The crude oil prices rose on Thursday, contributing to a weaker dollar after the International Energy Agency reiterated that global demand is growing faster than OPEC+ can increase production, and demand will outpace supply until at least the end of 2021.
An anticipated global energy shortfall could force oil demand to surge by half a million barrels per day and could do more harm than good. This could stoke inflation and delay the recovery of the worldwide economy from the COVID-19 pandemic.
WTI is reacting positively to the IEA report, climbing to highs close to 80.87 dollars per barrel.
The US Treasury bond yields started to decline after the US Bureau of Labor Statistics data revealed that the Core Consumer Price Index (CPI) remained unchanged at 4% yearly in September. The 10-year T-bond yield fell nearly 3%, which led to a drop in demand for the greenback, which sank to 10-day lows.
As Brexit news and BOE rate hike bets spur demand for the GBPUSD, the currency trades above 1.3710.
In the BoE's policy minutes last month, officials were split over whether certain pre-conditions for a rate hike had been met. However, investors expect interest rates to rise from their current 0.1% before the end of the year.
With natural gas prices soaring and supply-chain bottlenecks abound, the BoE expects inflation to exceed 4% by year's end and remain around it in the first half of 2022, encouraging market bets that it will hike rates soon.
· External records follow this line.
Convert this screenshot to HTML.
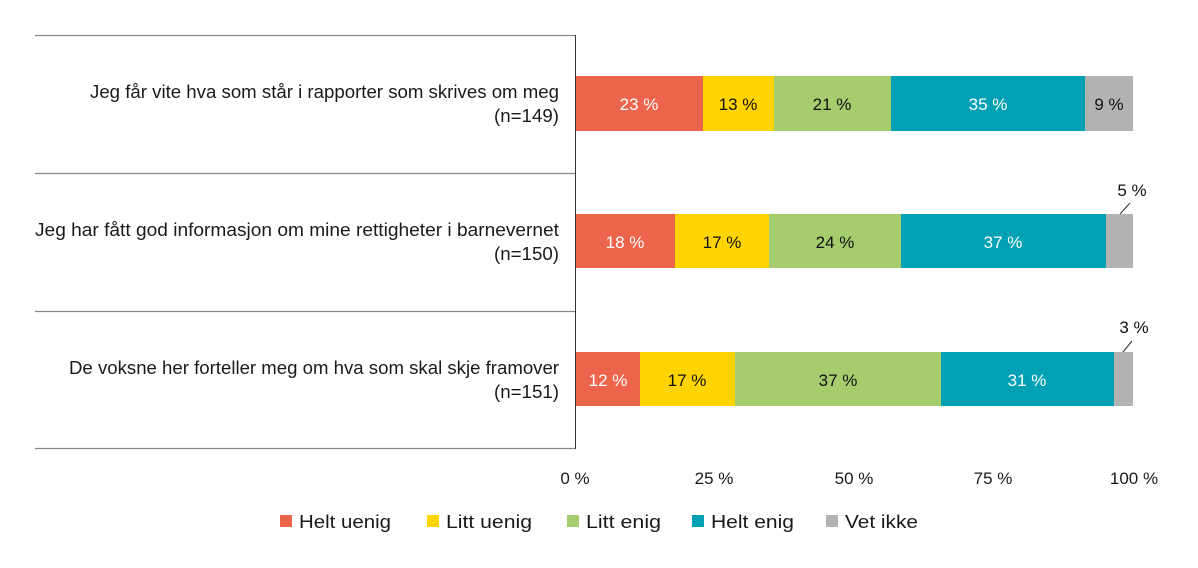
<!DOCTYPE html>
<html><head><meta charset="utf-8"><style>body{margin:0;background:#fff}svg{display:block}text{font-family:"Liberation Sans",sans-serif}</style></head><body>
<svg width="1198" height="568" viewBox="0 0 1198 568">
<g stroke="#888" stroke-width="1.2">
<line x1="35" y1="35.5" x2="575" y2="35.5"/><line x1="35" y1="173.5" x2="575" y2="173.5"/><line x1="35" y1="311.5" x2="575" y2="311.5"/><line x1="35" y1="448.5" x2="575" y2="448.5"/>
</g>
<line x1="575.5" y1="35" x2="575.5" y2="449" stroke="#333" stroke-width="1"/>
<g font-size="18" fill="#1a1a1a" text-anchor="end" lengthAdjust="spacingAndGlyphs">
<text x="559" y="98" textLength="469" lengthAdjust="spacingAndGlyphs">Jeg får vite hva som står i rapporter som skrives om meg</text><text x="559" y="122" textLength="65" lengthAdjust="spacingAndGlyphs">(n=149)</text>
<text x="559" y="236" textLength="524" lengthAdjust="spacingAndGlyphs">Jeg har fått god informasjon om mine rettigheter i barnevernet</text><text x="559" y="260" textLength="65" lengthAdjust="spacingAndGlyphs">(n=150)</text>
<text x="559" y="374" textLength="490" lengthAdjust="spacingAndGlyphs">De voksne her forteller meg om hva som skal skje framover</text><text x="559" y="398" textLength="65" lengthAdjust="spacingAndGlyphs">(n=151)</text>
</g>
<g>
<rect x="576" y="76" width="127" height="55" fill="#ec644b"/><rect x="703" y="76" width="71" height="55" fill="#ffd400"/><rect x="774" y="76" width="117" height="55" fill="#a5cd6d"/><rect x="891" y="76" width="194" height="55" fill="#00a0b5"/><rect x="1085" y="76" width="48" height="55" fill="#b3b3b3"/>
<rect x="576" y="214" width="99" height="54" fill="#ec644b"/><rect x="675" y="214" width="94" height="54" fill="#ffd400"/><rect x="769" y="214" width="132" height="54" fill="#a5cd6d"/><rect x="901" y="214" width="205" height="54" fill="#00a0b5"/><rect x="1106" y="214" width="27" height="54" fill="#b3b3b3"/>
<rect x="576" y="352" width="64" height="54" fill="#ec644b"/><rect x="640" y="352" width="95" height="54" fill="#ffd400"/><rect x="735" y="352" width="206" height="54" fill="#a5cd6d"/><rect x="941" y="352" width="173" height="54" fill="#00a0b5"/><rect x="1114" y="352" width="19" height="54" fill="#b3b3b3"/>
</g>
<g font-size="17" text-anchor="middle">
<text x="639" y="110" fill="#fff">23 %</text><text x="738" y="110" fill="#111">13 %</text><text x="832" y="110" fill="#111">21 %</text><text x="988" y="110" fill="#fff">35 %</text><text x="1109" y="110" fill="#111">9 %</text>
<text x="625" y="248" fill="#fff">18 %</text><text x="722" y="248" fill="#111">17 %</text><text x="835" y="248" fill="#111">24 %</text><text x="1003" y="248" fill="#fff">37 %</text>
<text x="608" y="386" fill="#fff">12 %</text><text x="687" y="386" fill="#111">17 %</text><text x="838" y="386" fill="#111">37 %</text><text x="1027" y="386" fill="#fff">31 %</text>
<text x="1132" y="196" fill="#111">5 %</text><text x="1134" y="333" fill="#111">3 %</text>
</g>
<line x1="1120" y1="214" x2="1130" y2="203" stroke="#333"/><line x1="1123" y1="352" x2="1132" y2="341" stroke="#333"/>
<g font-size="17" fill="#1a1a1a" text-anchor="middle">
<text x="575" y="484">0 %</text><text x="714" y="484">25 %</text><text x="854" y="484">50 %</text><text x="993" y="484">75 %</text><text x="1134" y="484">100 %</text>
</g>
<g font-size="18" fill="#1a1a1a">
<rect x="280" y="515" width="12" height="12" fill="#ec644b"/><text x="299" y="528" textLength="92" lengthAdjust="spacingAndGlyphs">Helt uenig</text>
<rect x="427" y="515" width="12" height="12" fill="#ffd400"/><text x="446" y="528" textLength="86" lengthAdjust="spacingAndGlyphs">Litt uenig</text>
<rect x="567" y="515" width="12" height="12" fill="#a5cd6d"/><text x="586" y="528" textLength="75" lengthAdjust="spacingAndGlyphs">Litt enig</text>
<rect x="692" y="515" width="12" height="12" fill="#00a0b5"/><text x="711" y="528" textLength="83" lengthAdjust="spacingAndGlyphs">Helt enig</text>
<rect x="826" y="515" width="12" height="12" fill="#b3b3b3"/><text x="845" y="528" textLength="73" lengthAdjust="spacingAndGlyphs">Vet ikke</text>
</g>
</svg>
</body></html>
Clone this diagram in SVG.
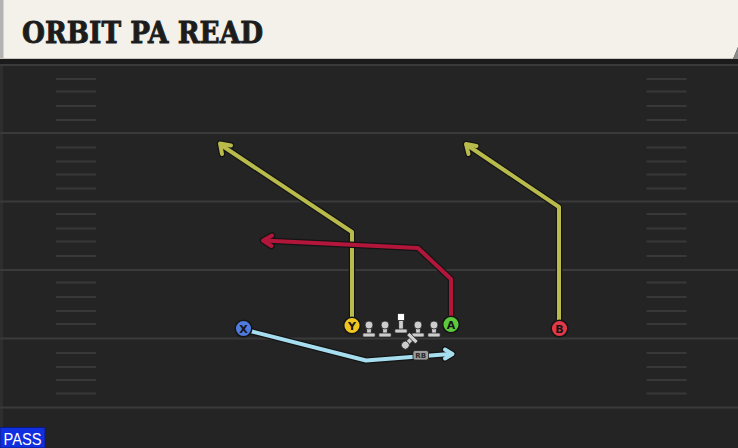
<svg xmlns="http://www.w3.org/2000/svg" xmlns:xlink="http://www.w3.org/1999/xlink" width="738" height="448" viewBox="0 0 738 448">
<style>
.yl{stroke:#3a3a3a;stroke-width:2}
.hm{stroke:#383838;stroke-width:2}
.rt{fill:none;stroke-width:4;stroke-linejoin:round;stroke-linecap:round}
.ol{fill:none;stroke:#141414;stroke-width:6.5;stroke-linejoin:round;stroke-linecap:round}
.pc{stroke:#151515;stroke-width:1.5}
.pl{font-family:"DejaVu Sans","Liberation Sans",sans-serif;font-weight:bold;font-size:11px;fill:#151515;text-anchor:middle}
.lm{fill:#cdcdcd;stroke:#222;stroke-width:0.8}
</style>
<defs>
<g id="lmShape">
<rect class="lm" x="-2.3" y="-8" width="4.6" height="9.5"/>
<rect class="lm" x="-6.2" y="0" width="12.4" height="4" rx="1"/>
<circle class="lm" cx="0" cy="-8" r="4"/>
</g>
</defs>
<rect x="0" y="0" width="738" height="448" fill="#242424"/>
<rect x="0" y="58" width="738" height="8" fill="#1b1b1b"/>
<rect x="0" y="66" width="3" height="382" fill="#2e2e2e"/>
<g id="field">
<line class="yl" x1="0" y1="65" x2="738" y2="65"/>
<line class="yl" x1="0" y1="133" x2="738" y2="133"/>
<line class="yl" x1="0" y1="201.5" x2="738" y2="201.5"/>
<line class="yl" x1="0" y1="270" x2="738" y2="270"/>
<line class="yl" x1="0" y1="338.5" x2="738" y2="338.5"/>
<line class="yl" x1="0" y1="407.5" x2="738" y2="407.5"/>
<g id="hashL">
<line class="hm" x1="56" y1="79" x2="96" y2="79"/><line class="hm" x1="56" y1="91.5" x2="96" y2="91.5"/><line class="hm" x1="56" y1="106" x2="96" y2="106"/><line class="hm" x1="56" y1="120" x2="96" y2="120"/>
<line class="hm" x1="56" y1="147.5" x2="96" y2="147.5"/><line class="hm" x1="56" y1="161.5" x2="96" y2="161.5"/><line class="hm" x1="56" y1="174.5" x2="96" y2="174.5"/><line class="hm" x1="56" y1="188.5" x2="96" y2="188.5"/>
<line class="hm" x1="56" y1="214" x2="96" y2="214"/><line class="hm" x1="56" y1="228.5" x2="96" y2="228.5"/><line class="hm" x1="56" y1="241.5" x2="96" y2="241.5"/><line class="hm" x1="56" y1="256" x2="96" y2="256"/>
<line class="hm" x1="56" y1="282.5" x2="96" y2="282.5"/><line class="hm" x1="56" y1="297" x2="96" y2="297"/><line class="hm" x1="56" y1="311" x2="96" y2="311"/><line class="hm" x1="56" y1="324" x2="96" y2="324"/>
<line class="hm" x1="56" y1="353" x2="96" y2="353"/><line class="hm" x1="56" y1="367" x2="96" y2="367"/><line class="hm" x1="56" y1="380" x2="96" y2="380"/><line class="hm" x1="56" y1="393.5" x2="96" y2="393.5"/>
</g>
<use xlink:href="#hashL" href="#hashL" x="590.5" y="0"/>
</g>
<g id="title">
<polygon points="0,0 738,0 738,47 733,59 0,59" fill="#f4f1ea"/>
<rect x="0" y="0" width="3.5" height="59" fill="#b3b3b3"/>
<line x1="0" y1="58.5" x2="733" y2="58.5" stroke="#c9c6c0" stroke-width="1.2"/>
<polygon points="738,47 733,59 738,59" fill="#8a8a8a"/>
<text x="22" y="43" font-family="'DejaVu Serif','Liberation Serif',serif" font-weight="bold" font-size="30" textLength="241" lengthAdjust="spacingAndGlyphs" fill="#1c1c1c" stroke="#1c1c1c" stroke-width="0.9">ORBIT PA READ</text>
</g>
<g id="connectors">
<g id="route-x">
<polyline class="ol" points="250,331 366,360.5 450,354"/>
<polyline class="ol" points="445,349.5 452.5,354 445,358.5"/>
<polyline class="rt" stroke="#a6def0" points="250,331 366,360.5 450,354"/>
<polyline class="rt" stroke="#a6def0" points="445,349.5 452.5,354 445,358.5"/>
</g>
<g id="route-y">
<polyline class="ol" points="352,318 352,232 221,145"/>
<polyline class="ol" points="231,145.5 220,143.5 222,154"/>
<polyline class="rt" stroke="#b8bb4b" points="352,318 352,232 221,145"/>
<polyline class="rt" stroke="#b8bb4b" points="231,145.5 220,143.5 222,154"/>
</g>
<g id="route-b">
<polyline class="ol" points="559,320 559,207 467,145"/>
<polyline class="ol" points="476.5,146 466,144 468.5,154"/>
<polyline class="rt" stroke="#b8bb4b" points="559,320 559,207 467,145"/>
<polyline class="rt" stroke="#b8bb4b" points="476.5,146 466,144 468.5,154"/>
</g>
<g id="route-a">
<polyline class="ol" points="451,316 451,279 418,248 264,240.5"/>
<polyline class="ol" points="272,235.5 263,240.5 271.5,246"/>
<polyline class="rt" stroke="#b3163b" points="451,316 451,279 418,248 264,240.5"/>
<polyline class="rt" stroke="#b3163b" points="272,235.5 263,240.5 271.5,246"/>
</g>
</g>
<g id="lt"><use xlink:href="#lmShape" href="#lmShape" x="369" y="333"/></g>
<g id="lg"><use xlink:href="#lmShape" href="#lmShape" x="385" y="333"/></g>
<g id="c">
<rect class="lm" x="398.7" y="320" width="4.6" height="10"/>
<rect class="lm" x="394.8" y="329" width="12.4" height="4" rx="1"/>
<rect x="397.5" y="313.5" width="7" height="7" fill="#ffffff" stroke="#222" stroke-width="0.8"/>
</g>
<g id="rg"><use xlink:href="#lmShape" href="#lmShape" x="418" y="333"/></g>
<g id="rt"><use xlink:href="#lmShape" href="#lmShape" x="434" y="333"/></g>
<g id="qb"><use xlink:href="#lmShape" href="#lmShape" transform="translate(411,339.5) rotate(-135)"/></g>
<g id="rb">
<rect x="413" y="350.5" width="15.5" height="9.5" rx="2" fill="#9c9c9c" stroke="#222" stroke-width="0.8"/>
<text x="420.7" y="358.2" font-family="'DejaVu Sans','Liberation Sans',sans-serif" font-size="7" font-weight="bold" fill="#2a2a2a" text-anchor="middle">RB</text>
</g>
<g id="x"><circle class="pc" cx="243.5" cy="328.5" r="8.3" fill="#4f7ade"/><text class="pl" x="243.5" y="332.5">X</text></g>
<g id="y"><circle class="pc" cx="352" cy="325.5" r="8.3" fill="#eec61f"/><text class="pl" x="352" y="329.5">Y</text></g>
<g id="a"><circle class="pc" cx="451" cy="324.5" r="8.3" fill="#5dcb3b"/><text class="pl" x="451" y="328.5">A</text></g>
<g id="b"><circle class="pc" cx="559.5" cy="328.5" r="8.3" fill="#e33848"/><text class="pl" x="559.5" y="332.5">B</text></g>
<g id="pass">
<rect x="0" y="427.5" width="45" height="20.5" fill="#0f2fe0" stroke="#0a1a80" stroke-width="1"/>
<text x="3.5" y="445" font-family="'Liberation Sans',Arial,sans-serif" font-size="16" textLength="38" lengthAdjust="spacingAndGlyphs" fill="#ffffff">PASS</text>
</g>
</svg>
In intraday trading, gold reversed a dip to the 1786 region by making a hammer candlestick and moved into positive territory. After surging into near one-month highs, bulls are now looking to extend the momentum above the psychological level of 1800.
Events of today
US employment data and producer price index (PPI) data for September are due later in the day to appear on the US economic docket. These data are unlikely to spark any significant reactions from the US.